[Job] Return only the lines running from the line that holds "Recreate this image" to the line that holds "tmp_yticks = [0, 10, 20, 30, 40, 50]", including both.

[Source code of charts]

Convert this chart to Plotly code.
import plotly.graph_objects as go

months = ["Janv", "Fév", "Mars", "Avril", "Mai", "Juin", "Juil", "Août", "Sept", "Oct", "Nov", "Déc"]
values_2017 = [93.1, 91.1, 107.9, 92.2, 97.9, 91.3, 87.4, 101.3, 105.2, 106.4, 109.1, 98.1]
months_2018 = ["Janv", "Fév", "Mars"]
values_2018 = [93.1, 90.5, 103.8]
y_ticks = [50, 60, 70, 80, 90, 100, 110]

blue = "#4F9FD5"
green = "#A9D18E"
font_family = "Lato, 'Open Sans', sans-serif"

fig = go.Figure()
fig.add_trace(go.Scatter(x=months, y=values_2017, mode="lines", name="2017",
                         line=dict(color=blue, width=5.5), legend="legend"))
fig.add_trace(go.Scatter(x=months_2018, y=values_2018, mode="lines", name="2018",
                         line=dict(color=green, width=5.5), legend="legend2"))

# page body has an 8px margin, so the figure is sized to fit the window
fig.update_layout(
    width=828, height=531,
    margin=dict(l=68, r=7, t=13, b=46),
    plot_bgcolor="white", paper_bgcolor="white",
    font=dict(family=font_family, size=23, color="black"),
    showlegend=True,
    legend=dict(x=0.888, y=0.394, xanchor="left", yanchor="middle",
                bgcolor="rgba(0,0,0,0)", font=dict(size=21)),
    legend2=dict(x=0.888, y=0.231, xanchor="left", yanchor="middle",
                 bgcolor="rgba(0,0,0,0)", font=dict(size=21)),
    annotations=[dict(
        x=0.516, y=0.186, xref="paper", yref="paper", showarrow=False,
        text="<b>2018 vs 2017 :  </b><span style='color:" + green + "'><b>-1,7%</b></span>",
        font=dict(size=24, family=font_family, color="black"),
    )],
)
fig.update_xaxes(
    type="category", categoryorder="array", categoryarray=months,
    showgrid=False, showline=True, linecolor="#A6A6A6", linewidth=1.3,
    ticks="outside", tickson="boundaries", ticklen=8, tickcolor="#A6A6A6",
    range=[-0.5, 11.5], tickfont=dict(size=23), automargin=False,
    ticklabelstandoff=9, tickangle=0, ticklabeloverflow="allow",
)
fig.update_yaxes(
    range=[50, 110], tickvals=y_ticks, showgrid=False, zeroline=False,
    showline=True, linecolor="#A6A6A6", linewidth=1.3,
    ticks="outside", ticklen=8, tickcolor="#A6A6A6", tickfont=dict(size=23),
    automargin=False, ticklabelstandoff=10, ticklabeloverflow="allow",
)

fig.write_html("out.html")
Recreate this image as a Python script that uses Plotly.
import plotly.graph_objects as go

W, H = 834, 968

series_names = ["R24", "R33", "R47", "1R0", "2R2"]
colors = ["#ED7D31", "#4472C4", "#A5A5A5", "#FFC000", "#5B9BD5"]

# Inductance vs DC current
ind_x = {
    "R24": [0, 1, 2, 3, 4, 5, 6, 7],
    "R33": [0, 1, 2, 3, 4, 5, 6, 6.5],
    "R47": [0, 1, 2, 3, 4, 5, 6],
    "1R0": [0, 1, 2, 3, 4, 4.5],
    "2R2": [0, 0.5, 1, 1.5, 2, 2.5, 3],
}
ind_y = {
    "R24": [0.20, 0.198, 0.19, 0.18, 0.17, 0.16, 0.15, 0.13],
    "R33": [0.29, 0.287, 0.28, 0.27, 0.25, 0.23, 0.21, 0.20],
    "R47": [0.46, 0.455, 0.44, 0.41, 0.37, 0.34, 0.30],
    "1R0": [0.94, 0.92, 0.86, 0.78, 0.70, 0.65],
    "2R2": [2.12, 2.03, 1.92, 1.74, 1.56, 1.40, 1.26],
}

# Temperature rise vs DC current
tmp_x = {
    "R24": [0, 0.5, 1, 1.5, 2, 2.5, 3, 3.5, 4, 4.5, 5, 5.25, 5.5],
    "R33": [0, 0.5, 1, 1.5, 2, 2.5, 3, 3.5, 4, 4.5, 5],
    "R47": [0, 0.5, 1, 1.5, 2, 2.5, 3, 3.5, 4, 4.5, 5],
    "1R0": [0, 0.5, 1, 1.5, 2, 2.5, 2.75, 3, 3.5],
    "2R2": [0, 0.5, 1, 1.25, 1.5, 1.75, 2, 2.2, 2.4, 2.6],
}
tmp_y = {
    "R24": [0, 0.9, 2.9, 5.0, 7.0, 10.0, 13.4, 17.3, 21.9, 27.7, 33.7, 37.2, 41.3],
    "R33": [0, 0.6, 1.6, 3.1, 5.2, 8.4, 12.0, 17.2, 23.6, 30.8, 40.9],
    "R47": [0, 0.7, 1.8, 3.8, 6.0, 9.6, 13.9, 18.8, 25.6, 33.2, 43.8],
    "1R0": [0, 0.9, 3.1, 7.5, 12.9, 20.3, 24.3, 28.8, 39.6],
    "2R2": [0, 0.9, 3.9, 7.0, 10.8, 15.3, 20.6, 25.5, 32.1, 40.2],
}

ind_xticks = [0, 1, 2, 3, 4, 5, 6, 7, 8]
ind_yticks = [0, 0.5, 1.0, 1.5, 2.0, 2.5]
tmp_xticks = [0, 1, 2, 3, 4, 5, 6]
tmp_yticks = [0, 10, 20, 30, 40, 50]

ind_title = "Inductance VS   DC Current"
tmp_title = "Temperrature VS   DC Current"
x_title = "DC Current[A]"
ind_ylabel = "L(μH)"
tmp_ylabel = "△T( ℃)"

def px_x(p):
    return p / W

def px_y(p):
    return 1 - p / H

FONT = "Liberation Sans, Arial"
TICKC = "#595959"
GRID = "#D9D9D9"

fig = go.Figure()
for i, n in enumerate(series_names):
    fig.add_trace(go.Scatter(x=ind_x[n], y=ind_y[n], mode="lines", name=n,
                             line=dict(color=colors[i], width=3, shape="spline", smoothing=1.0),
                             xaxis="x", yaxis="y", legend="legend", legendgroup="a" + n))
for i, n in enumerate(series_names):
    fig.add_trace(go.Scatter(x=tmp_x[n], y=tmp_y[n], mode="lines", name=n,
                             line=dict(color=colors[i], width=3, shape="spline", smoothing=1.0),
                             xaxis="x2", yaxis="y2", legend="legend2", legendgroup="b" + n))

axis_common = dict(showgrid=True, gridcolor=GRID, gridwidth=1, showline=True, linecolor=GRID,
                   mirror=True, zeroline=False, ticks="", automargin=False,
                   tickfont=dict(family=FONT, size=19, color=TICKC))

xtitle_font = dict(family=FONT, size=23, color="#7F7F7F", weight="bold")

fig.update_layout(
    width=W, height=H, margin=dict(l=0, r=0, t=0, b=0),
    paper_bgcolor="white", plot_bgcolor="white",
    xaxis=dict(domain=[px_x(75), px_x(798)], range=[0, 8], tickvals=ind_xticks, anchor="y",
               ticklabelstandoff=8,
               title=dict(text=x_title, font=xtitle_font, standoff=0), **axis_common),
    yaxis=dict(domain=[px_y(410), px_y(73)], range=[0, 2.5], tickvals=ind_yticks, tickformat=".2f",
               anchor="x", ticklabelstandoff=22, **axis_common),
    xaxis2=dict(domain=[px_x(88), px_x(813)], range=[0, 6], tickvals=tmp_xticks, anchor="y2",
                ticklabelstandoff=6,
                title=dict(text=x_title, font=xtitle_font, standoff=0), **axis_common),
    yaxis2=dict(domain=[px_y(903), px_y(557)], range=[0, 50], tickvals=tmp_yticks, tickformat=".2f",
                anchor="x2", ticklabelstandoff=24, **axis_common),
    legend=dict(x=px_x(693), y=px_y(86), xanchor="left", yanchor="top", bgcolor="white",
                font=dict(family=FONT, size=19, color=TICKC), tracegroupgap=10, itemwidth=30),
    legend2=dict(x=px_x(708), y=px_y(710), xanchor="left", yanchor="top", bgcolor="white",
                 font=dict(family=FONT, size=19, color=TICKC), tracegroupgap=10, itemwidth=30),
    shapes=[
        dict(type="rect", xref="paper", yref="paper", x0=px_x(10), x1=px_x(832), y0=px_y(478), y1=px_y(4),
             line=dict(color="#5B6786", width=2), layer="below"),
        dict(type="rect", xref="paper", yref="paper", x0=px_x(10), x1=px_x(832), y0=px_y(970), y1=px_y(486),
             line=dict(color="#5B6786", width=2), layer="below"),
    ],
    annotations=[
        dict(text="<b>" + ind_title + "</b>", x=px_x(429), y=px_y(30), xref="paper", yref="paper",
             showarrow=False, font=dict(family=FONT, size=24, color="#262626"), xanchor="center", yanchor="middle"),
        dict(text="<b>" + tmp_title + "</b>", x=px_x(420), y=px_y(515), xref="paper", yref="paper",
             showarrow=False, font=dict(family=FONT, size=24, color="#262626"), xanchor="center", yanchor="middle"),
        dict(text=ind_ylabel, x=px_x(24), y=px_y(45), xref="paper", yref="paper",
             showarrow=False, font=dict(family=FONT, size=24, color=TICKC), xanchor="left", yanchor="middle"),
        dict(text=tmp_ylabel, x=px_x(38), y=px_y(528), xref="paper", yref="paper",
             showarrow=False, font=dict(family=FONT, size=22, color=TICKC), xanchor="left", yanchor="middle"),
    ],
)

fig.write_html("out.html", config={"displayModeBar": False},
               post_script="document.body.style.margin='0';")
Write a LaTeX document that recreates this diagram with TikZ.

[Answer to this exercise]
Recreate this image as a Python script that uses Plotly.
import plotly.graph_objects as go

W, H = 834, 968

series_names = ["R24", "R33", "R47", "1R0", "2R2"]
colors = ["#ED7D31", "#4472C4", "#A5A5A5", "#FFC000", "#5B9BD5"]

# Inductance vs DC current
ind_x = {
    "R24": [0, 1, 2, 3, 4, 5, 6, 7],
    "R33": [0, 1, 2, 3, 4, 5, 6, 6.5],
    "R47": [0, 1, 2, 3, 4, 5, 6],
    "1R0": [0, 1, 2, 3, 4, 4.5],
    "2R2": [0, 0.5, 1, 1.5, 2, 2.5, 3],
}
ind_y = {
    "R24": [0.20, 0.198, 0.19, 0.18, 0.17, 0.16, 0.15, 0.13],
    "R33": [0.29, 0.287, 0.28, 0.27, 0.25, 0.23, 0.21, 0.20],
    "R47": [0.46, 0.455, 0.44, 0.41, 0.37, 0.34, 0.30],
    "1R0": [0.94, 0.92, 0.86, 0.78, 0.70, 0.65],
    "2R2": [2.12, 2.03, 1.92, 1.74, 1.56, 1.40, 1.26],
}

# Temperature rise vs DC current
tmp_x = {
    "R24": [0, 0.5, 1, 1.5, 2, 2.5, 3, 3.5, 4, 4.5, 5, 5.25, 5.5],
    "R33": [0, 0.5, 1, 1.5, 2, 2.5, 3, 3.5, 4, 4.5, 5],
    "R47": [0, 0.5, 1, 1.5, 2, 2.5, 3, 3.5, 4, 4.5, 5],
    "1R0": [0, 0.5, 1, 1.5, 2, 2.5, 2.75, 3, 3.5],
    "2R2": [0, 0.5, 1, 1.25, 1.5, 1.75, 2, 2.2, 2.4, 2.6],
}
tmp_y = {
    "R24": [0, 0.9, 2.9, 5.0, 7.0, 10.0, 13.4, 17.3, 21.9, 27.7, 33.7, 37.2, 41.3],
    "R33": [0, 0.6, 1.6, 3.1, 5.2, 8.4, 12.0, 17.2, 23.6, 30.8, 40.9],
    "R47": [0, 0.7, 1.8, 3.8, 6.0, 9.6, 13.9, 18.8, 25.6, 33.2, 43.8],
    "1R0": [0, 0.9, 3.1, 7.5, 12.9, 20.3, 24.3, 28.8, 39.6],
    "2R2": [0, 0.9, 3.9, 7.0, 10.8, 15.3, 20.6, 25.5, 32.1, 40.2],
}

ind_xticks = [0, 1, 2, 3, 4, 5, 6, 7, 8]
ind_yticks = [0, 0.5, 1.0, 1.5, 2.0, 2.5]
tmp_xticks = [0, 1, 2, 3, 4, 5, 6]
tmp_yticks = [0, 10, 20, 30, 40, 50]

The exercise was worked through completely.